There’s a high-school element (including changing human friend April, voiced hilariously by Ayo Edebiri, from their intrepid Lois Lane to a high-school journalism student). Their relationship with overprotective dad Splinter (Jackie Chan) becomes much more important. And casting Chan inspired the filmmakers to create a bona fide Jackie Chan fight scene for Splinter in the martial arts icon’s signature action-comedy style.
The dead-on voice casting benefits from seemingly endless cameos by Rogen and Goldberg’s famous friends, including Paul Rudd, Rose Byrne, Natasia Demetriou and Hannibal Buress as various mutants. Ice Cube drops the mic in a dominating — and very fun-sounding — turn as the big bad, Superfly.

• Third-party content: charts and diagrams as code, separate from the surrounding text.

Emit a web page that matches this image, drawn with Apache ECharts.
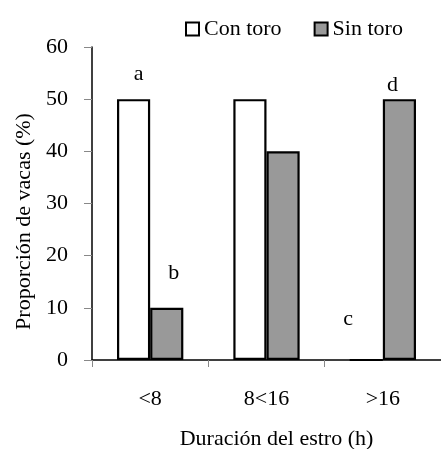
<!DOCTYPE html>
<html>
<head>
<meta charset="utf-8">
<script src="https://cdn.jsdelivr.net/npm/echarts@6/dist/echarts.min.js"></script>
<style>
html,body{margin:0;padding:0;background:#fff;}
#chart{width:441px;height:449px;}
</style>
</head>
<body>
<div id="chart"></div>
<script>
const categories = ['<8', '8<16', '>16'];
const conToro = [50, 50, 0];
const sinToro = [10, 40, 50];
const conToroLetters = ['a', '', 'c'];
const sinToroLetters = ['b', '', 'd'];
const yTicks = [0, 10, 20, 30, 40, 50, 60];

const FONT = "'Liberation Serif', 'Times New Roman', serif";
const FS = 22;

// label offsets (style only)
const conOffsets = [[5, -9], [0, 0], [-18, -24]];
const sinOffsets = [[7, -19], [0, 0], [-7, 2]];

function buildData(values, letters, offsets) {
  return values.map((v, i) => ({
    value: v,
    label: {
      show: letters[i] !== '',
      position: 'top',
      formatter: letters[i],
      offset: offsets[i],
      color: '#000',
      fontFamily: FONT,
      fontSize: FS
    }
  }));
}

const chart = echarts.init(document.getElementById('chart'));
chart.setOption({
  animation: false,
  backgroundColor: '#fff',
  textStyle: { fontFamily: FONT, color: '#000' },
  legend: {
    top: 13,
    left: 180,
    itemWidth: 13,
    itemHeight: 13,
    itemGap: 32,
    icon: 'rect',
    textStyle: { fontFamily: FONT, fontSize: FS, color: '#000' },
    data: ['Con toro', 'Sin toro']
  },
  grid: { left: 92, right: 0, top: 47, bottom: 89, containLabel: false, outerBoundsMode: 'none' },
  xAxis: {
    type: 'category',
    data: categories,
    name: 'Duración del estro (h)',
    nameLocation: 'middle',
    nameGap: 68,
    nameTextStyle: { fontFamily: FONT, fontSize: FS, color: '#000', padding: [0, 0, 0, 20] },
    axisLine: { show: true, lineStyle: { color: '#000', width: 1.5 } },
    axisTick: { show: true, length: 7, lineStyle: { color: '#888' } },
    axisLabel: { margin: 28, fontFamily: FONT, fontSize: FS, color: '#000' }
  },
  yAxis: {
    type: 'value',
    min: yTicks[0],
    max: yTicks[yTicks.length - 1],
    interval: 10,
    name: 'Proporción de vacas (%)',
    nameLocation: 'middle',
    nameGap: 52,
    nameTextStyle: { fontFamily: FONT, fontSize: FS, color: '#000', padding: [0, 36, 0, 0] },
    axisLine: { show: true, lineStyle: { color: '#000', width: 1.5 } },
    axisTick: { show: true, length: 8, lineStyle: { color: '#888' } },
    axisLabel: { margin: 24, fontFamily: FONT, fontSize: FS, color: '#000' },
    splitLine: { show: false }
  },
  series: [
    {
      name: 'Con toro',
      type: 'bar',
      barGap: '0%',
      barCategoryGap: '43%',
      itemStyle: { color: '#fff', borderColor: '#000', borderWidth: 2.2 },
      data: buildData(conToro, conToroLetters, conOffsets)
    },
    {
      name: 'Sin toro',
      type: 'bar',
      barGap: '0%',
      barCategoryGap: '43%',
      itemStyle: { color: '#999999', borderColor: '#000', borderWidth: 2.2 },
      data: buildData(sinToro, sinToroLetters, sinOffsets)
    }
  ]
});
</script>
</body>
</html>
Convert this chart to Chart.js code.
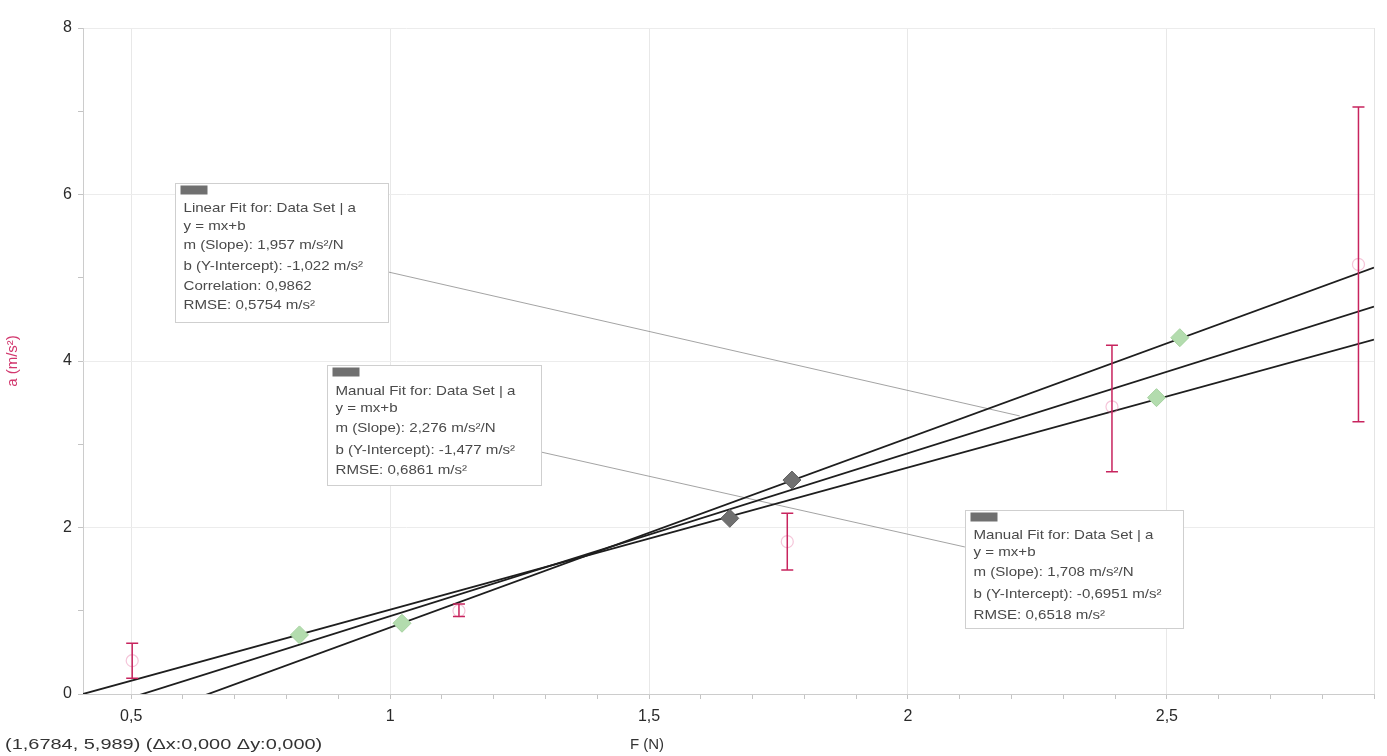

And of course, they cast younger actors as the turtle brothers and let them riff together in the studio to create a convincing brotherly bond.
“You can’t do teenagers’ dialogue without having them overlap, make fun of each other, call-back pop culture things; it would read false,” Goldberg says. “So we made sure to have them record together. There’s some jokes [they improvised] that are some of the best jokes in the movie. It was just them goofing around together.
“ ‘Bacon, egg and cheese.’ I can’t believe that happened. I think Seth was like, ‘Do an impersonation of a New Yorker,’ and then they did that for two and a half minutes. We just took that and put that in the film. It’s a single shot animated by two heroic animators and it’s un-writable comedy. You could never put that in a script and get that to work.”
That accent on youth is also expressed in the film’s odd visual template, which resembles rough sketches animated with 3-D depth. Rowe, who co-directed the similarly irreverent and lively “The Mitchells vs. the Machines,” likens “Mutant Madness’ ” look to scribbles in a high-school notebook come to life (perhaps they were doused in the infamous ooze that mutated the turtles?).
“When you draw, when you’re a teenager, you don’t know what you’re doing yet,” he says. “You haven’t had formal art training, so it’s like you just make choices from the gut. They’re impassioned like, ‘I think an eye looks like this and there’s 150 eyebrow hairs above it and I need to draw all 150 eyebrow hairs.’ You haven’t learned to imply things with art, so you over-render things and you end up with something that is really passionate and expressive but fundamentally flawed and imperfect. And to me that’s kind of like a beautiful metaphor about the teenage experience when you’re like, ‘I’m invulnerable, invincible. I can do anything. I’m the smartest person who ever lived.’ And you don’t know anything! You’re 15 years old, but you can’t understand that.
“It made sense to have an art style as loose and free and expressive and kind of rule-breaking as the teenage experience.”